SHORT EXERCISE
Reproduce, character for character, the lines below from the first through the one with "import numpy as np". Leave pictures out.

MATERIAL
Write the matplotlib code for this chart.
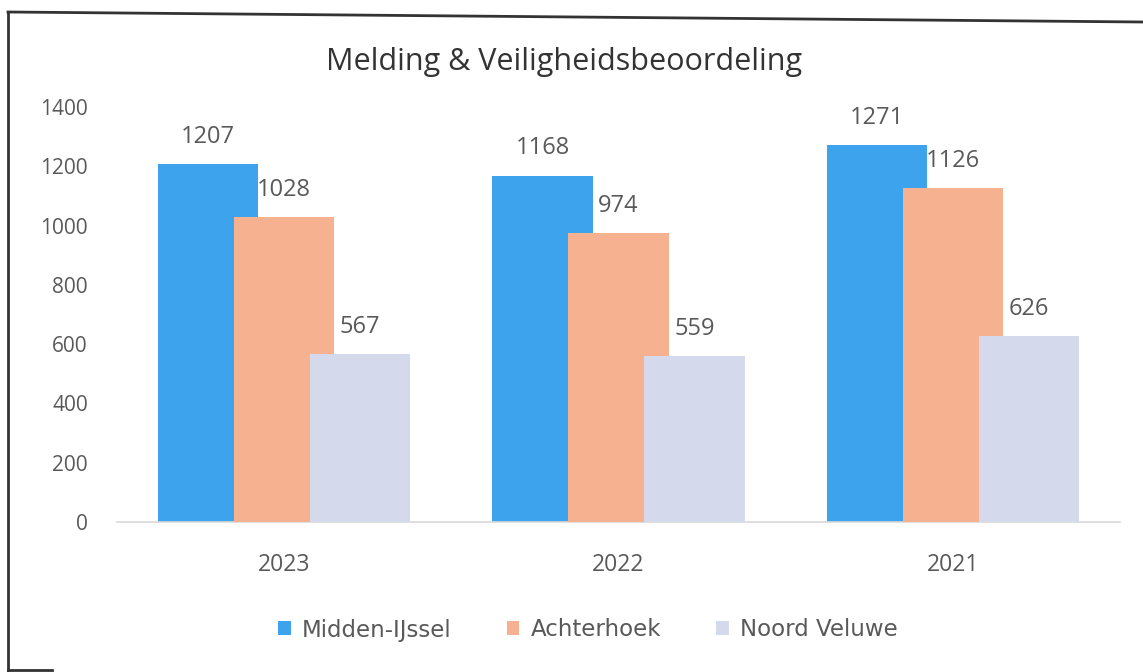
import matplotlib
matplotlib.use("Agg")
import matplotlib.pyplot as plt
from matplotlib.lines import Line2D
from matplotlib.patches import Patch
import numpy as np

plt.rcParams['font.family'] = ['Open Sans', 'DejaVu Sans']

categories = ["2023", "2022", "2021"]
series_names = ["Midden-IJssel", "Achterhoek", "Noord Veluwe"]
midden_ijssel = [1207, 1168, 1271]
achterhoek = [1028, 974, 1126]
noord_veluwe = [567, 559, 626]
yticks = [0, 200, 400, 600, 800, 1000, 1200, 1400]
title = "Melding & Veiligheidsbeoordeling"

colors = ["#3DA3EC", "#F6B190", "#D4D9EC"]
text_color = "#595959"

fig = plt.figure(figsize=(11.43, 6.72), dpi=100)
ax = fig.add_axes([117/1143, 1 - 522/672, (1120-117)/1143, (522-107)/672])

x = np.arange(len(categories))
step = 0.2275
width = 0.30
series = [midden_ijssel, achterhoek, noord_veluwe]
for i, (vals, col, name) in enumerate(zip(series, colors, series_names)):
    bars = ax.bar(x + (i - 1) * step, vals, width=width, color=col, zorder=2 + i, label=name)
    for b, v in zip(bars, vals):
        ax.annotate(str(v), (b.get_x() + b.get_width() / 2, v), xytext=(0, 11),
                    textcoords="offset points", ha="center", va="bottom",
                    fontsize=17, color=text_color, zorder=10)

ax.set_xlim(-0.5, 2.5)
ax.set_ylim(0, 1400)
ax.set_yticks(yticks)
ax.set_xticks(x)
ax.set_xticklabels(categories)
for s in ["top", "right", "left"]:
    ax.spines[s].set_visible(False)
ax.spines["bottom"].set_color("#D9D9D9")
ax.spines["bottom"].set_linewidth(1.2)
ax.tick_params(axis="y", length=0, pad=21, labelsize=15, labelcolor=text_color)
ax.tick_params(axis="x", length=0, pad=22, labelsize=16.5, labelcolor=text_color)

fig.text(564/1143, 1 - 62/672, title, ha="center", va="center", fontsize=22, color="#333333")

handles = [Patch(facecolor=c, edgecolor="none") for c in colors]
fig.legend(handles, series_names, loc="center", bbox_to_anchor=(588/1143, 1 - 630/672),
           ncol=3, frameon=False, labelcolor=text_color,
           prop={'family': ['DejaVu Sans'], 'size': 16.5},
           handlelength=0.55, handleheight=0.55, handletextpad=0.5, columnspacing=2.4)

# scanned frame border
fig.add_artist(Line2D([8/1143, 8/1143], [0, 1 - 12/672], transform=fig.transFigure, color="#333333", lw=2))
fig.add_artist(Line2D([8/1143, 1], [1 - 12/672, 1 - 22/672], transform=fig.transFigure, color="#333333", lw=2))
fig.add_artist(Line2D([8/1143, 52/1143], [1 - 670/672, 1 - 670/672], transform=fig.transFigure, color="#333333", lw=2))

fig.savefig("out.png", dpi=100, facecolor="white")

THE RESPONSE
Write the matplotlib code for this chart.
import matplotlib
matplotlib.use("Agg")
import matplotlib.pyplot as plt
from matplotlib.lines import Line2D
from matplotlib.patches import Patch
import numpy as np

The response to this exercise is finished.